_What the task asks_
Your task is to transcribe all of the data below exactly, omitting the images.

_Information provided_
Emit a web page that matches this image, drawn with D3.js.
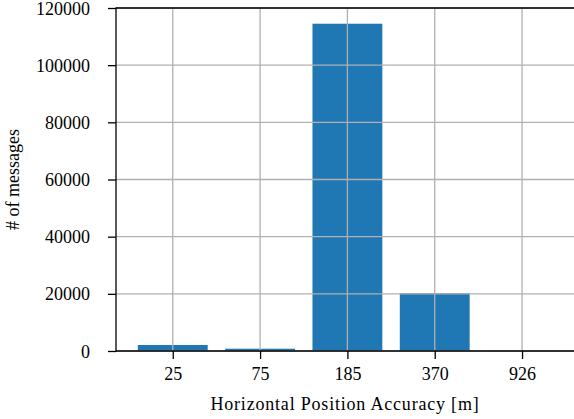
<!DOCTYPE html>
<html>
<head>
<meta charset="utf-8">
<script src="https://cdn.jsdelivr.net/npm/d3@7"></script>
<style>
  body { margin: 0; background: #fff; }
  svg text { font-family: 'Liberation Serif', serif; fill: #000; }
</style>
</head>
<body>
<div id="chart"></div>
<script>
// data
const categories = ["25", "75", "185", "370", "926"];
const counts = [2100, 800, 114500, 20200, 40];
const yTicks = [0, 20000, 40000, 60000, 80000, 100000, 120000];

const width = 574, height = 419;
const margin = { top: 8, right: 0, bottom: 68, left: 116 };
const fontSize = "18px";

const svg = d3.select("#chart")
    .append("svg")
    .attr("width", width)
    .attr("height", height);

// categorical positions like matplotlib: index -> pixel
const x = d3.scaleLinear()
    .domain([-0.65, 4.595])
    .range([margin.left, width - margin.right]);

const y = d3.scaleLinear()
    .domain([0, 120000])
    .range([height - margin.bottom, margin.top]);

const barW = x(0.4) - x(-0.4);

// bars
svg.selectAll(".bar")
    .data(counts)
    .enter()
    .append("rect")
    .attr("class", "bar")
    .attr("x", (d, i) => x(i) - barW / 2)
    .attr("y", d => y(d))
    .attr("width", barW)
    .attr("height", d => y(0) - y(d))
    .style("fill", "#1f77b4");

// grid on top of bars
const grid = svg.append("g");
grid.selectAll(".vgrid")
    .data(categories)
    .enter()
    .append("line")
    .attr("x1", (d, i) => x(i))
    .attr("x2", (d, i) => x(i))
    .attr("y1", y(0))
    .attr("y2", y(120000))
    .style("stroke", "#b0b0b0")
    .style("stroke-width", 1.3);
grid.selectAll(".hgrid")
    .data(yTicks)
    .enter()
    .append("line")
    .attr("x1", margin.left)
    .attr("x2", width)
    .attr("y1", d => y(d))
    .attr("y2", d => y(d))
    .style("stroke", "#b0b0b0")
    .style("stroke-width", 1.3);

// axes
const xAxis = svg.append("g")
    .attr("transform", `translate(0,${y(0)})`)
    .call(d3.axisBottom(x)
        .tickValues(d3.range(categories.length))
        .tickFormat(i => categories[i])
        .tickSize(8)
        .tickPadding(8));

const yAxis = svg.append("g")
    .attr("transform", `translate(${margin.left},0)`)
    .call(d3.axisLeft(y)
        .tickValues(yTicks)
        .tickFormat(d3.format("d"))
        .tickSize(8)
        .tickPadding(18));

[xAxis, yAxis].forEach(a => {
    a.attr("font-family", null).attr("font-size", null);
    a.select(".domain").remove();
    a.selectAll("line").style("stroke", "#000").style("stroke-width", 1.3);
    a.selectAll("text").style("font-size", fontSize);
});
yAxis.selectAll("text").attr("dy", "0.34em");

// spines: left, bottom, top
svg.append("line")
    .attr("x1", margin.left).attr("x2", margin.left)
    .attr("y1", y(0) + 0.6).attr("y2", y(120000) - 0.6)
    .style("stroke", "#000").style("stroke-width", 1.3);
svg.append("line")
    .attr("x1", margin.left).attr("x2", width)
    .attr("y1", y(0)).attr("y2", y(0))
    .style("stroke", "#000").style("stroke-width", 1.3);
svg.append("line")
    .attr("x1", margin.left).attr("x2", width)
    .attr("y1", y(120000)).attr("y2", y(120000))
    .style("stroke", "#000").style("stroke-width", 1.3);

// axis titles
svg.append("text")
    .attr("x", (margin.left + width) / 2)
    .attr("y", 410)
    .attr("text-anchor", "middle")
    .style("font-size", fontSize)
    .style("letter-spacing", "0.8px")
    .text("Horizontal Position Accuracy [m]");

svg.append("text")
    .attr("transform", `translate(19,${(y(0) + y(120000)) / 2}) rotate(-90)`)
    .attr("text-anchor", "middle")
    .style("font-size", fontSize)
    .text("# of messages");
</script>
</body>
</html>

_Reply_
Emit a web page that matches this image, drawn with D3.js.
<!DOCTYPE html>
<html>
<head>
<meta charset="utf-8">
<script src="https://cdn.jsdelivr.net/npm/d3@7"></script>
<style>
  body { margin: 0; background: #fff; }
  svg text { font-family: 'Liberation Serif', serif; fill: #000; }
</style>
</head>
<body>
<div id="chart"></div>
<script>
// data
const categories = ["25", "75", "185", "370", "926"];
const counts = [2100, 800, 114500, 20200, 40];
const yTicks = [0, 20000, 40000, 60000, 80000, 100000, 120000];

const width = 574, height = 419;
const margin = { top: 8, right: 0, bottom: 68, left: 116 };
const fontSize = "18px";

const svg = d3.select("#chart")
    .append("svg")
    .attr("width", width)
    .attr("height", height);

// categorical positions like matplotlib: index -> pixel
const x = d3.scaleLinear()
    .domain([-0.65, 4.595])
    .range([margin.left, width - margin.right]);

const y = d3.scaleLinear()
    .domain([0, 120000])
    .range([height - margin.bottom, margin.top]);

const barW = x(0.4) - x(-0.4);

// bars
svg.selectAll(".bar")
    .data(counts)
    .enter()
    .append("rect")
    .attr("class", "bar")
    .attr("x", (d, i) => x(i) - barW / 2)
    .attr("y", d => y(d))
    .attr("width", barW)
    .attr("height", d => y(0) - y(d))
    .style("fill", "#1f77b4");

// grid on top of bars
const grid = svg.append("g");
grid.selectAll(".vgrid")
    .data(categories)
    .enter()
    .append("line")
    .attr("x1", (d, i) => x(i))
    .attr("x2", (d, i) => x(i))
    .attr("y1", y(0))
    .attr("y2", y(120000))
    .style("stroke", "#b0b0b0")
    .style("stroke-width", 1.3);
grid.selectAll(".hgrid")
    .data(yTicks)
    .enter()
    .append("line")
    .attr("x1", margin.left)
    .attr("x2", width)
    .attr("y1", d => y(d))
    .attr("y2", d => y(d))
    .style("stroke", "#b0b0b0")
    .style("stroke-width", 1.3);

// axes
const xAxis = svg.append("g")
    .attr("transform", `translate(0,${y(0)})`)
    .call(d3.axisBottom(x)
        .tickValues(d3.range(categories.length))
        .tickFormat(i => categories[i])
        .tickSize(8)
        .tickPadding(8));

const yAxis = svg.append("g")
    .attr("transform", `translate(${margin.left},0)`)
    .call(d3.axisLeft(y)
        .tickValues(yTicks)
        .tickFormat(d3.format("d"))
        .tickSize(8)
        .tickPadding(18));

[xAxis, yAxis].forEach(a => {
    a.attr("font-family", null).attr("font-size", null);
    a.select(".domain").remove();
    a.selectAll("line").style("stroke", "#000").style("stroke-width", 1.3);
    a.selectAll("text").style("font-size", fontSize);
});
yAxis.selectAll("text").attr("dy", "0.34em");

// spines: left, bottom, top
svg.append("line")
    .attr("x1", margin.left).attr("x2", margin.left)
    .attr("y1", y(0) + 0.6).attr("y2", y(120000) - 0.6)
    .style("stroke", "#000").style("stroke-width", 1.3);
svg.append("line")
    .attr("x1", margin.left).attr("x2", width)
    .attr("y1", y(0)).attr("y2", y(0))
    .style("stroke", "#000").style("stroke-width", 1.3);
svg.append("line")
    .attr("x1", margin.left).attr("x2", width)
    .attr("y1", y(120000)).attr("y2", y(120000))
    .style("stroke", "#000").style("stroke-width", 1.3);

// axis titles
svg.append("text")
    .attr("x", (margin.left + width) / 2)
    .attr("y", 410)
    .attr("text-anchor", "middle")
    .style("font-size", fontSize)
    .style("letter-spacing", "0.8px")
    .text("Horizontal Position Accuracy [m]");

svg.append("text")
    .attr("transform", `translate(19,${(y(0) + y(120000)) / 2}) rotate(-90)`)
    .attr("text-anchor", "middle")
    .style("font-size", fontSize)
    .text("# of messages");
</script>
</body>
</html>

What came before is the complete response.